— Stated exercise —
For the material that follows, return exactly the lines from the one with "Give me the Bokeh source for this chart." through the one with "from bokeh.resources import INLINE", both ends included.

___ Input records

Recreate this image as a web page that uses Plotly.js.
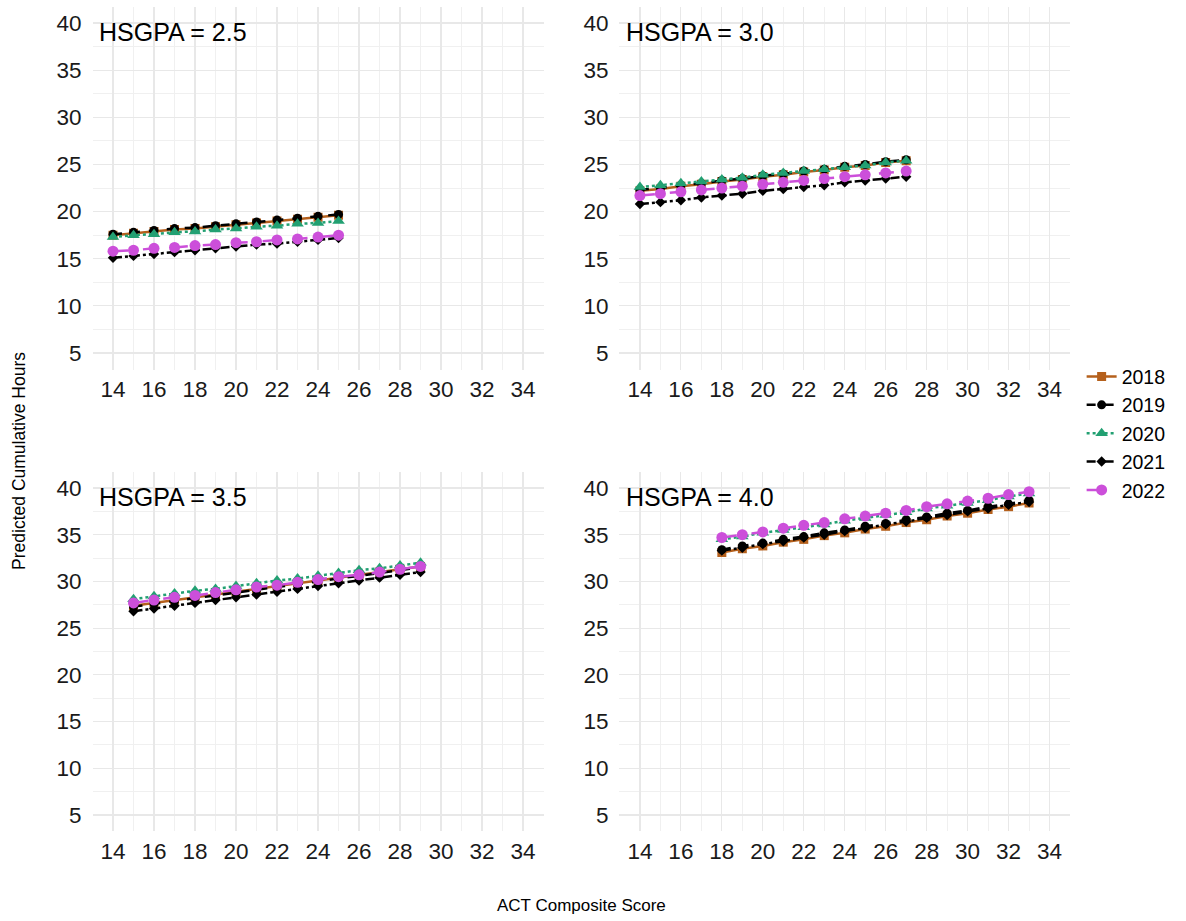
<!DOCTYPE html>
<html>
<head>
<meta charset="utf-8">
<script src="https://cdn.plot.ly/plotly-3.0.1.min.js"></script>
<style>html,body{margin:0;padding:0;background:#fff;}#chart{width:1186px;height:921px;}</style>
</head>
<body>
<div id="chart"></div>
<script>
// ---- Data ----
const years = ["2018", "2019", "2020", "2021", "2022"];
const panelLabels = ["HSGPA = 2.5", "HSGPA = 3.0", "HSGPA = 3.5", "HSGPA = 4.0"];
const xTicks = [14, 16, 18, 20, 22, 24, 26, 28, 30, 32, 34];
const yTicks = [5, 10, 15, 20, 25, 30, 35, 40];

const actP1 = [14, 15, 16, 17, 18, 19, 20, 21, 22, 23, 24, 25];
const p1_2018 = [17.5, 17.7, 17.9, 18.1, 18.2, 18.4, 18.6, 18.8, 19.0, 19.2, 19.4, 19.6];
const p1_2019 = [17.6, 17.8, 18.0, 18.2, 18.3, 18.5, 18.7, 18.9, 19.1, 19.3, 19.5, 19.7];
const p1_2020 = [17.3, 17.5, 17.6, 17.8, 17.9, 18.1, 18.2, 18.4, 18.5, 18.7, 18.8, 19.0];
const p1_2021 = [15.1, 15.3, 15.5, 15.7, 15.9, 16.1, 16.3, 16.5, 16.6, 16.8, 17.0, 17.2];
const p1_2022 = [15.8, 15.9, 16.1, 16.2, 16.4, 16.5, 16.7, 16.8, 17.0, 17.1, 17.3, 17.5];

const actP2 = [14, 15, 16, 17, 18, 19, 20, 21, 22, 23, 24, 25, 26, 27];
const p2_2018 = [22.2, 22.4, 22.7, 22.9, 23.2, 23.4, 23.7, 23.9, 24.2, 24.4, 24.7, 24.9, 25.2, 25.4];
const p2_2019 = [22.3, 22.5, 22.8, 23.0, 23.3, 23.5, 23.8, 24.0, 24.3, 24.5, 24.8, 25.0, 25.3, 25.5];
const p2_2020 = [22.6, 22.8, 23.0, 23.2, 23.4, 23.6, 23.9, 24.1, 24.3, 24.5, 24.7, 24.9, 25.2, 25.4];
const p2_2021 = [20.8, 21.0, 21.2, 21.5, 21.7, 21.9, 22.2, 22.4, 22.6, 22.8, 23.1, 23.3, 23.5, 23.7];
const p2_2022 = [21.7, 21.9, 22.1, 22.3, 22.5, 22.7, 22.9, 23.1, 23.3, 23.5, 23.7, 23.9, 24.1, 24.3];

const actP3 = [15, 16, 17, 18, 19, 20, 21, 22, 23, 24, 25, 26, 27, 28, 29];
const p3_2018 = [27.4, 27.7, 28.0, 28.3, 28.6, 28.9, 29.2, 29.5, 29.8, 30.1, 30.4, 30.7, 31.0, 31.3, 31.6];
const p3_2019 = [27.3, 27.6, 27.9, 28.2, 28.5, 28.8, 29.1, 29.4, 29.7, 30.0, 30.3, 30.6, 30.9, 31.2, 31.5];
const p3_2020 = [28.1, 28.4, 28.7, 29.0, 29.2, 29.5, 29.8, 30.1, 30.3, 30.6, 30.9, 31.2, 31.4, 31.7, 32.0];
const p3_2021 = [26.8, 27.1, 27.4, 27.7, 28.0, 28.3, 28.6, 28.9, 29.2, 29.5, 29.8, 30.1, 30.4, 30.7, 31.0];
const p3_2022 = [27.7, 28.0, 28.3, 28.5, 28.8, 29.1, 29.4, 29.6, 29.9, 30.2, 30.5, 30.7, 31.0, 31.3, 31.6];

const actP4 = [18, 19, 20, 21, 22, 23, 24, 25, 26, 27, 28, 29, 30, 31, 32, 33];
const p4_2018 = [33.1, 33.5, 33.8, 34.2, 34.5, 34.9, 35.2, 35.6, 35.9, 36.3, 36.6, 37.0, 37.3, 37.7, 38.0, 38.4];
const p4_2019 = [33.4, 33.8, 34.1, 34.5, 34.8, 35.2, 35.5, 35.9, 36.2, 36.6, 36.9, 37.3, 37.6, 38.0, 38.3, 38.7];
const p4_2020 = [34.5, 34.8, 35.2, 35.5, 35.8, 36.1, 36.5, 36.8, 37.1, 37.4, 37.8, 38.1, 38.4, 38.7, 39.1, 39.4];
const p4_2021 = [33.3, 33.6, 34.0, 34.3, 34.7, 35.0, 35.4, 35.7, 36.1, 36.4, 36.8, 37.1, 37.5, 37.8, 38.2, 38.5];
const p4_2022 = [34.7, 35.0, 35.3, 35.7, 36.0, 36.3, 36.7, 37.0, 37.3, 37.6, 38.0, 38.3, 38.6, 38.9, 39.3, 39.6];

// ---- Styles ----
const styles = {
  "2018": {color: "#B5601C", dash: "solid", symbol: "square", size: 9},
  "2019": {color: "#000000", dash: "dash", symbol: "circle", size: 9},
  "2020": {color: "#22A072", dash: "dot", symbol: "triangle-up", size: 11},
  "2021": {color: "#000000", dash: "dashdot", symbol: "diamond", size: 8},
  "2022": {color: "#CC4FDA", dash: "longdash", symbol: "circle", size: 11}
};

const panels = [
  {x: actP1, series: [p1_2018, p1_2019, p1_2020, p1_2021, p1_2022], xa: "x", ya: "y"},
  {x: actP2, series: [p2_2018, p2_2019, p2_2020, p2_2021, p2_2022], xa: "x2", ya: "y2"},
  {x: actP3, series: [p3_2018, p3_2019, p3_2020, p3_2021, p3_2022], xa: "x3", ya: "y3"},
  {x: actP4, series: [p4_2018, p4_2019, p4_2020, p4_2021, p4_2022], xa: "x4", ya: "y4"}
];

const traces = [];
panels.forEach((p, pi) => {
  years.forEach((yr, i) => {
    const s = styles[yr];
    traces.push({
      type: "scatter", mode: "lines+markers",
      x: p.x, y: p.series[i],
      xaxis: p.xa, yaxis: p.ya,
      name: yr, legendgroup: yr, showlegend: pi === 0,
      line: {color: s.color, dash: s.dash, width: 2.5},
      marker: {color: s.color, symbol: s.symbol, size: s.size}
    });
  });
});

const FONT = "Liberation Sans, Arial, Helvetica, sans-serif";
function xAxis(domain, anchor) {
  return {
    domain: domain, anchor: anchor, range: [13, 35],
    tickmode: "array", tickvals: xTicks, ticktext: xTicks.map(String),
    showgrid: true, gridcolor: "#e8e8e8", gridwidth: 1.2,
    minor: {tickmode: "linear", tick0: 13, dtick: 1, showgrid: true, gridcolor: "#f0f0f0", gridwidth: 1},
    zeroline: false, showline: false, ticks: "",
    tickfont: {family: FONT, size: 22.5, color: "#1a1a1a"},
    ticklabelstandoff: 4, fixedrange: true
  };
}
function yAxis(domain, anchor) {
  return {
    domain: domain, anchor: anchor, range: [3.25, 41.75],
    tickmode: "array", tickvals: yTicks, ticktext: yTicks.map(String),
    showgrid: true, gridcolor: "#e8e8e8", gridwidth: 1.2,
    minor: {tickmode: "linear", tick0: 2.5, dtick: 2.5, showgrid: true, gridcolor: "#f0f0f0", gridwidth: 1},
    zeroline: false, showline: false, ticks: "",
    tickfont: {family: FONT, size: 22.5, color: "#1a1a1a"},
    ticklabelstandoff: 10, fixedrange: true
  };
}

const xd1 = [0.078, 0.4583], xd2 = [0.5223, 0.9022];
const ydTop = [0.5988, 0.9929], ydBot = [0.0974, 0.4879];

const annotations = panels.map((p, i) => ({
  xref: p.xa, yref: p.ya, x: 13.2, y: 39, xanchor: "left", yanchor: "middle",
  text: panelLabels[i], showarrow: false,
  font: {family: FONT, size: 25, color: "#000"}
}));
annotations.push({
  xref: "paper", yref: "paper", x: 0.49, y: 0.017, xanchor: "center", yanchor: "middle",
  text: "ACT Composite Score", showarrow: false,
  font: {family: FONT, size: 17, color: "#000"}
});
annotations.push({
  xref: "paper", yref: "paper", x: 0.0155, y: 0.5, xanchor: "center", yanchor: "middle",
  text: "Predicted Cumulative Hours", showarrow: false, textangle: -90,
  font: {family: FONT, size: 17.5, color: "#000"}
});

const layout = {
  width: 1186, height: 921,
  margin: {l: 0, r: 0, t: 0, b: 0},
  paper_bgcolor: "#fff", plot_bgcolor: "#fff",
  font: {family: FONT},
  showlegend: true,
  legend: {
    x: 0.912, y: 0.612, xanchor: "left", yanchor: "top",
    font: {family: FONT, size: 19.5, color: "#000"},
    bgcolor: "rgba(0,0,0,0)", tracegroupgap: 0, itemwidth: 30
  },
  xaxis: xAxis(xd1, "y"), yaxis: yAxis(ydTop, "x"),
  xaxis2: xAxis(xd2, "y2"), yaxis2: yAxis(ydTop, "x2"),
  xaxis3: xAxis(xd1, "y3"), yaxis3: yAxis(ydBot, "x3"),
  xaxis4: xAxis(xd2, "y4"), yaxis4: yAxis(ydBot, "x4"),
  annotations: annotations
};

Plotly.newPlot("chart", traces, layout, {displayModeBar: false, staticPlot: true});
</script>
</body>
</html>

______
___ Input records

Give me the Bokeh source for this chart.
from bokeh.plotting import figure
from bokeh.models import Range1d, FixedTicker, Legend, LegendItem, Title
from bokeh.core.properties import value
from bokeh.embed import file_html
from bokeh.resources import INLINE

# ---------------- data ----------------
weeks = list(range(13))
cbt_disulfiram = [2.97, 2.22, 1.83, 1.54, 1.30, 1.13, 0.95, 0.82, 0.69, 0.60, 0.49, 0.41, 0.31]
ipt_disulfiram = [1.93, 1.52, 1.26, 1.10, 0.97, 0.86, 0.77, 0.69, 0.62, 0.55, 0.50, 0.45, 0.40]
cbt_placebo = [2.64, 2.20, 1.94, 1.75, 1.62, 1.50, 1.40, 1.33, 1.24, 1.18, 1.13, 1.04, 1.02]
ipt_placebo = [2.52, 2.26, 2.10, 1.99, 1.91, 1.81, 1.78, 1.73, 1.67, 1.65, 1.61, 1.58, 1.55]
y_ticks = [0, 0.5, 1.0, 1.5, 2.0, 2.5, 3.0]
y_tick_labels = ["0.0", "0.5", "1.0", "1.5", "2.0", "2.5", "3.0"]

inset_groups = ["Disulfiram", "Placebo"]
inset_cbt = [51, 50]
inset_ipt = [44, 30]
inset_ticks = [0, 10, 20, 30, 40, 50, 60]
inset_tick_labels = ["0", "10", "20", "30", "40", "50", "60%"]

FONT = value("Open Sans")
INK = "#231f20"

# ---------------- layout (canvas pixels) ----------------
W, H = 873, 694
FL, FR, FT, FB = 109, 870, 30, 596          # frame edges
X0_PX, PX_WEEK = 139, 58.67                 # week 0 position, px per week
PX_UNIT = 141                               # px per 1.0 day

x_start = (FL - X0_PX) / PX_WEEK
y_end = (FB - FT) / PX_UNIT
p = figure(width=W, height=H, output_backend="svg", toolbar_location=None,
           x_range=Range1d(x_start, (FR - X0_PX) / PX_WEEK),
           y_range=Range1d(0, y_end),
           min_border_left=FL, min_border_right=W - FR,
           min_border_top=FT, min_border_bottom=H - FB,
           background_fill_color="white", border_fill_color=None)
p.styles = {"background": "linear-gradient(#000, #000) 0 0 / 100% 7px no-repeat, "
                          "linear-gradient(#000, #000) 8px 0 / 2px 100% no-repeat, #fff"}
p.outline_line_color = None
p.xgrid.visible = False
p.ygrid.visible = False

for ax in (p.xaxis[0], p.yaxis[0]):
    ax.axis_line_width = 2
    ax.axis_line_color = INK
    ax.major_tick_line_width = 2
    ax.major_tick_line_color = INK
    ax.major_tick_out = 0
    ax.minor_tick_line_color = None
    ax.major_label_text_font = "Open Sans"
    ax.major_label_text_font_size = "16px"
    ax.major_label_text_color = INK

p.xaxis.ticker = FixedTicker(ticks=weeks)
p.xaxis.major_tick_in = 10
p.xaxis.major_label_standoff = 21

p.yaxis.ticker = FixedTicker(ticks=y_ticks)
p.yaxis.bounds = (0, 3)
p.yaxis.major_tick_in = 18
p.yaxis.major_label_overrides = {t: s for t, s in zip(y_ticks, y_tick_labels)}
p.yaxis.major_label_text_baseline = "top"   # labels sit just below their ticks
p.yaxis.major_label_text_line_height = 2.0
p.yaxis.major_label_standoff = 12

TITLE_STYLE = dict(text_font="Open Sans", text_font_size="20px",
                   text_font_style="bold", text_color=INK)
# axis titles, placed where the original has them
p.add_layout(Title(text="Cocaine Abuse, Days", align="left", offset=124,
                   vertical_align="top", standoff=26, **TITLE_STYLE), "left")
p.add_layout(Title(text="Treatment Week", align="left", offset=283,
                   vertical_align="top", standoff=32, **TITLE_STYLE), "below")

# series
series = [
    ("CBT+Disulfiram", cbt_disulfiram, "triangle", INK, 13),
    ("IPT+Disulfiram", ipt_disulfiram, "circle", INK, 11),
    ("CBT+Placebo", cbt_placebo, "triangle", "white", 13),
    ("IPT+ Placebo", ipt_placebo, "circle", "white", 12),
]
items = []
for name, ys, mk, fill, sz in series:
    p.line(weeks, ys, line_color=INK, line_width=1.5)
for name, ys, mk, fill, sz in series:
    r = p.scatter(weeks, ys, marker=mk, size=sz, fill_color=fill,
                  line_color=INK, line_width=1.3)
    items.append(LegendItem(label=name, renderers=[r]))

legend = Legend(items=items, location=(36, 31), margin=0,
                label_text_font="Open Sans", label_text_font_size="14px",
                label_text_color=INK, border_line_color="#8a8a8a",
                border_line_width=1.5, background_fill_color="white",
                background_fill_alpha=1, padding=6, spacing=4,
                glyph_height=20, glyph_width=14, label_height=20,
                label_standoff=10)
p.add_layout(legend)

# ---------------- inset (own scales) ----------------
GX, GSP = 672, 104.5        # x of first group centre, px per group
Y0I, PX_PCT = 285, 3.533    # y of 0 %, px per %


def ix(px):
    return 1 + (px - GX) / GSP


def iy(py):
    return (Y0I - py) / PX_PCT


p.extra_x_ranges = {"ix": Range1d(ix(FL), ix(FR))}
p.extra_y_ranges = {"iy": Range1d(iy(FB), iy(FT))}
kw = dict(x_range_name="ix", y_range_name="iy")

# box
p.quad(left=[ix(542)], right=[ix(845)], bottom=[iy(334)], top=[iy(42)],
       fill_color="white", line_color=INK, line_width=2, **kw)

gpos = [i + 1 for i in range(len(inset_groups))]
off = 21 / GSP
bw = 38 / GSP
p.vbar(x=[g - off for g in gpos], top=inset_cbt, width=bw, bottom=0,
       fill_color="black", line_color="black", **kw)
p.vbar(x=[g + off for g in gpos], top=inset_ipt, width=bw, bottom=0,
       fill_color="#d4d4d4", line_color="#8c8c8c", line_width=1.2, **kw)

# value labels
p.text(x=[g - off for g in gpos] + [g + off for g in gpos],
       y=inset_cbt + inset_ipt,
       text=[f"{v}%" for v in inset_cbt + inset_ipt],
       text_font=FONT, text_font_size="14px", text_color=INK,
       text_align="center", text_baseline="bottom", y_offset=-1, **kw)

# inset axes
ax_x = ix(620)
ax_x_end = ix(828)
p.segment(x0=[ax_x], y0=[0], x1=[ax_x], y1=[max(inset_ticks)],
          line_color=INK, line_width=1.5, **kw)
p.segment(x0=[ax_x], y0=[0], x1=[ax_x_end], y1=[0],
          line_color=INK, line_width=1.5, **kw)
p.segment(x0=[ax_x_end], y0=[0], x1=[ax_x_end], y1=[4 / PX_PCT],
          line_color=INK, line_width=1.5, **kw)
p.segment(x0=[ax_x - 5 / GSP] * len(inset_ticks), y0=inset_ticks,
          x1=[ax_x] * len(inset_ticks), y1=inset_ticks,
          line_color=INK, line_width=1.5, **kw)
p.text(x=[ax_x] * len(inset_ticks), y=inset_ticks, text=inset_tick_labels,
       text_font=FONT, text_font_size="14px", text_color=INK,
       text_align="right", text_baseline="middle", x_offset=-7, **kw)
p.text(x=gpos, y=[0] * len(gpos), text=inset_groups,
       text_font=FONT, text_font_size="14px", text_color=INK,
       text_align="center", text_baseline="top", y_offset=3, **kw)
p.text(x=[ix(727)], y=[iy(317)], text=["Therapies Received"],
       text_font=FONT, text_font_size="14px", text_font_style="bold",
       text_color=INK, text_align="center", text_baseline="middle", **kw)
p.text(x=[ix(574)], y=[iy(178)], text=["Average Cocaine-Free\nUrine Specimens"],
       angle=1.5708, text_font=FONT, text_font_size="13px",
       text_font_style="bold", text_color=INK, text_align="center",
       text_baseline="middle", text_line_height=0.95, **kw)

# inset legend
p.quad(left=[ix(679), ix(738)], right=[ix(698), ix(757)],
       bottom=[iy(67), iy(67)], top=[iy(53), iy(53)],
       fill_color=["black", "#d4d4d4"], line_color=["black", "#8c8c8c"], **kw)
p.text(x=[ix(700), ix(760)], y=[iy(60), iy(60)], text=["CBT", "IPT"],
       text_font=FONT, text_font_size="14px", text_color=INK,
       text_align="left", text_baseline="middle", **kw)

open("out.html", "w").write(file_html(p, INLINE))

______
___ Input records

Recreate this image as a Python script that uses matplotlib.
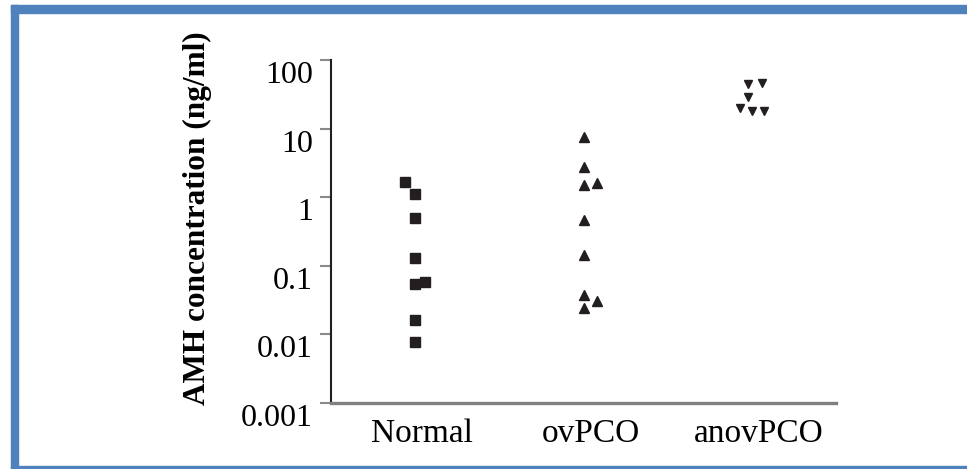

______

— Solved exercise —
Give me the Bokeh source for this chart.
from bokeh.plotting import figure
from bokeh.models import Range1d, FixedTicker, Legend, LegendItem, Title
from bokeh.core.properties import value
from bokeh.embed import file_html
from bokeh.resources import INLINE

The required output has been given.